CONSIDERAÇÕES SOBRE O TRABALHO. Meio artigo, meio conto, meio reflexão... Na verdade, um texto inclassificável, desprovido de forma.
O camelo trabalhava.
Trabalhava duro, arduamente, labutava. Nele o sentido original da palavra trabalho tomava sua forma.
Labor=sofrimento. Tripalium=instrumento de tortura com três paus usado na idade média para suplício de hereges e outros ninguéns.
Acordava bem cedo, tomava o ônibus lotado e ia ao trabalho.
Todo dia, sem faltar. Era funcionário, e pela própria etimologia da palavra, já é possível descobrir que funcionário é aquele que FUNCIONA, que necessariamente tem que funcionar.
A falta de funcionalidade do funcionário poderá fazê-lo ficar sem sua função, ou seja, perderá o seu emprego que será ocupado por alguém que efetivamente funcione.
Dizia-se à época que era um grande privilégio ser um funcionário, pois do jeito que anda a “crise”, do jeito que andam as coisas, é preciso “se agarrar” ao emprego.
Defendê-lo com toda sua força e determinação.
A “coisa aí fora está preta”.
Disseram ao camelo que o trabalho era algo dignificante, que era parte essencial da vida de um homem. Que o homem reconhecia-se em seu trabalho. Aqueles que não trabalhavam eram vagabundos, vadios. Mal vistos por todos.
O homem deverá ganhar o seu pão com o suor do seu rosto, diz a bíblia e enfatizam as igrejas.
Autoridades inquestionáveis.
Se outro homem, por ser um igual a mim, pode ser questionado, então criemos instâncias superiores. Perante estas instâncias não caberá mais recurso.
Com o trânsito em julgado, esgotam-se os questionamentos.
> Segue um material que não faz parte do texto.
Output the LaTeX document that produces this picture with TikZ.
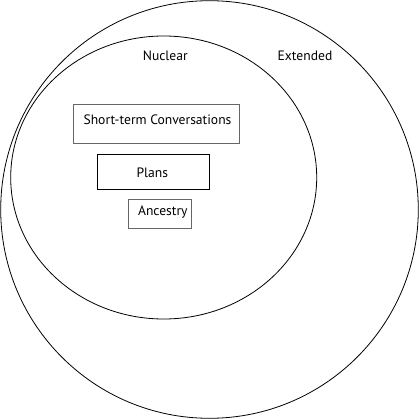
\documentclass[tikz,border=0pt]{standalone}
\usepackage{fontspec}
\setmainfont{PT Sans}
\begin{document}
\begin{tikzpicture}[x=1pt,y=-1pt,
  ring/.style={draw=black,line width=0.8pt},
  graybox/.style={draw=black!60,line width=1pt,inner sep=0pt},
  blackbox/.style={draw=black,line width=0.9pt,inner sep=0pt},
  lbl/.style={font=\fontsize{13.6}{15}\selectfont,inner sep=0pt}]
\useasboundingbox (0,0) rectangle (419,419);
\draw[ring] (209.5,209.5) circle[radius=208.8];
\draw[ring] (163.7,177.5) ellipse[x radius=153,y radius=141.5];
\node[lbl] (nuclear) at (165.3,56) {Nuclear};
\node[lbl] (extended) at (305,56) {Extended};
\node[graybox,minimum width=165.6pt,minimum height=39pt] (stc) at (156.5,123.8) {};
\node[lbl] (stctext) at (157.5,120) {Short-term Conversations};
\node[blackbox,minimum width=112.4pt,minimum height=35.4pt] (plans) at (153.5,172) {};
\node[lbl] (planstext) at (152.3,173) {Plans};
\node[graybox,minimum width=63pt,minimum height=29pt] (anc) at (159.8,213.8) {};
\node[lbl] (anctext) at (162.8,212) {Ancestry};
\end{tikzpicture}
\end{document}
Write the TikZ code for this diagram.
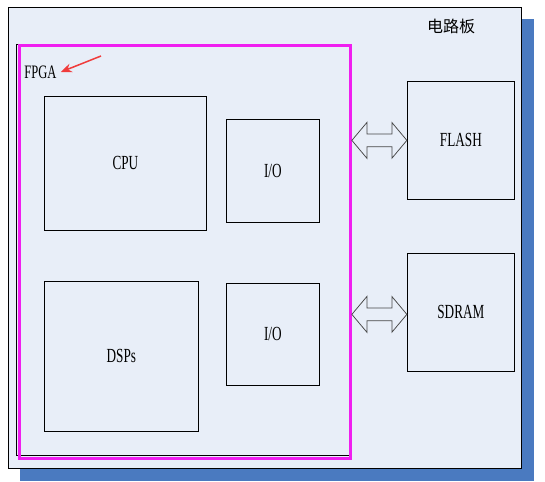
\documentclass[tikz,border=0pt]{standalone}
\usepackage{fontspec}
\usetikzlibrary{shapes.arrows,calc,arrows.meta}
\newfontfamily\latinfont[FakeStretch=0.66]{Liberation Serif}
\newfontfamily\cjkfont{Noto Sans CJK SC}
\definecolor{boardfill}{RGB}{232,238,248}
\definecolor{shadowblue}{RGB}{74,122,192}
\definecolor{fpgapink}{RGB}{240,30,240}
\definecolor{arrowred}{RGB}{240,60,60}
\definecolor{arrowgray}{RGB}{70,70,70}
\tikzset{every picture/.style={line width=0.75pt}}
\tikzset{
  block/.style={draw, fill=boardfill, inner sep=0pt, anchor=north west, font=\latinfont\fontsize{20}{22}\selectfont},
  busarrow/.style={double arrow, draw=arrowgray, fill=boardfill, inner xsep=0pt, inner ysep=6pt, minimum height=55, double arrow head extend=11.5, double arrow tip angle=100}
}
\begin{document}
\begin{tikzpicture}[x=1pt,y=1pt,yscale=-1]
\useasboundingbox (0,0) rectangle (545,481);
%Board with its shadow
\node [block, minimum width=513, minimum height=461] (board) at (8,7) {};
\fill [shadowblue] ([shift={(12,12)}]board.north west) rectangle ([shift={(12,12)}]board.south east);
\node [block, minimum width=513, minimum height=461] at (8,7) {};
\node [font=\cjkfont\fontsize{16}{18}\selectfont] (boardlabel) at (451,26) {电路板};
%FPGA frame
\node [block, minimum width=335, minimum height=411] (fpga) at (16,44) {};
\draw [fpgapink, line width=3pt] ([shift={(3,2)}]fpga.north west) rectangle ([shift={(-1,3)}]fpga.south east);
\node [anchor=west, inner sep=1pt, font=\latinfont\fontsize{19}{20}\selectfont] (fpgalabel) at (23,72) {FPGA};
\coordinate (fpgapointer) at (101,56);
\draw [arrowred, line width=1.5pt, -{Stealth[length=11pt,width=9pt]}] (fpgapointer) -- ([xshift=3pt]fpgalabel.east);
%Blocks inside FPGA
\node [block, minimum width=162, minimum height=134] (cpu) at (44,96) {CPU};
\node [block, minimum width=93, minimum height=103] (ioA) at (226,119) {I/O};
\node [block, minimum width=154, minimum height=150] (dsps) at (44,281) {DSPs};
\node [block, minimum width=93, minimum height=102] (ioB) at (226,283) {I/O};
%Memories
\node [block, minimum width=107, minimum height=118] (flash) at (407,81) {FLASH};
\node [block, minimum width=107, minimum height=118] (sdram) at (407,253) {SDRAM};
%Buses
\node [busarrow] (busA) at ($(fpga.east |- flash.west)!0.5!(flash.west)$) {};
\node [busarrow] (busB) at ($(fpga.east |- sdram.west)!0.5!(sdram.west)+(0,2)$) {};
\end{tikzpicture}
\end{document}
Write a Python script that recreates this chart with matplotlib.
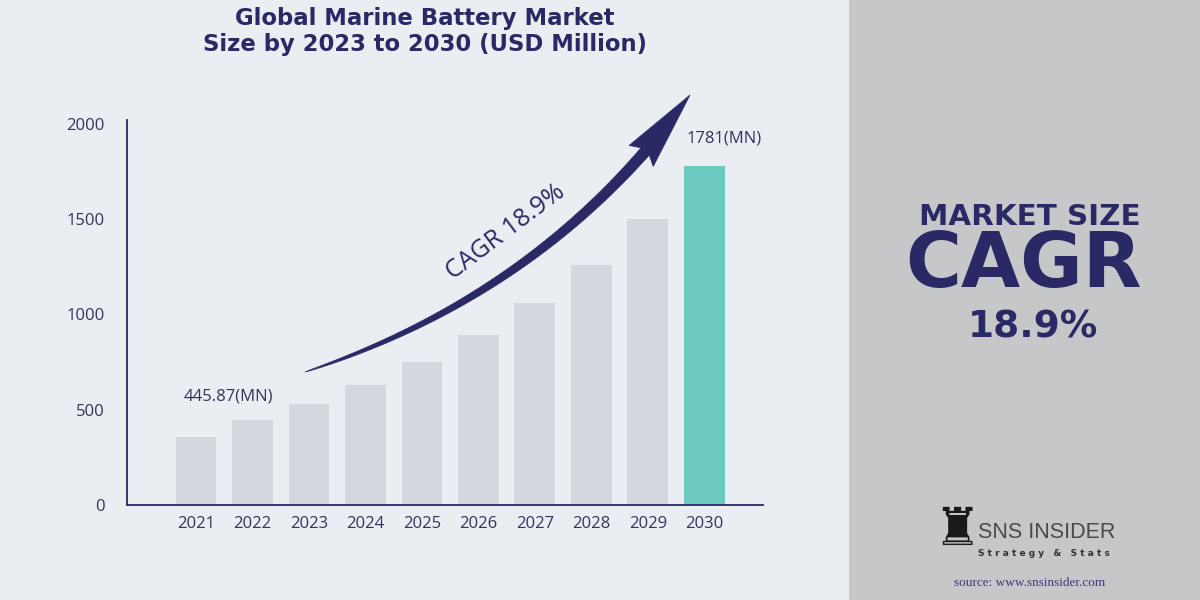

Pobre daquele que não consegue se adaptar. Estará fadado ao fracasso, ao vexame público.
Fracassado!
É como chamam àqueles que “não deram certo” na vida.
Perdedor!
É o nome que levam àqueles que “não venceram” na vida.
E o camelo continuava a sua labuta. Indo ao trabalho de ônibus, levando uma marmita na mochila, enriquecendo seu patrão e acreditando que “um dia também chegaria lá”, que sua hora também chegaria.
Nem que fosse no céu, mas certamente sua hora chegaria. Fizeram-no até acreditar que aquilo que ele fazia era de fato importante, apenas não falaram para quem. Deram-lhe uma medalha, colocaram sua foto à mostra com distinção e méritos.
Enquanto o camelo cumpria sua função, sua relevante função, a vida passava.
A única, ÚNICA, vida que ele possuía lhe fugia rapidamente em meio a tantas coisas estranhas. Pelo menos, no diz respeito a ele mesmo, eram coisas totalmente estranhas.
Um dia ele haveria de acordar desse sonho, ou ir para a cova esperançoso, como costumam ir todos os homens bons, mansos e INGÊNUOS.
Para a bem de todos tem de ser assim.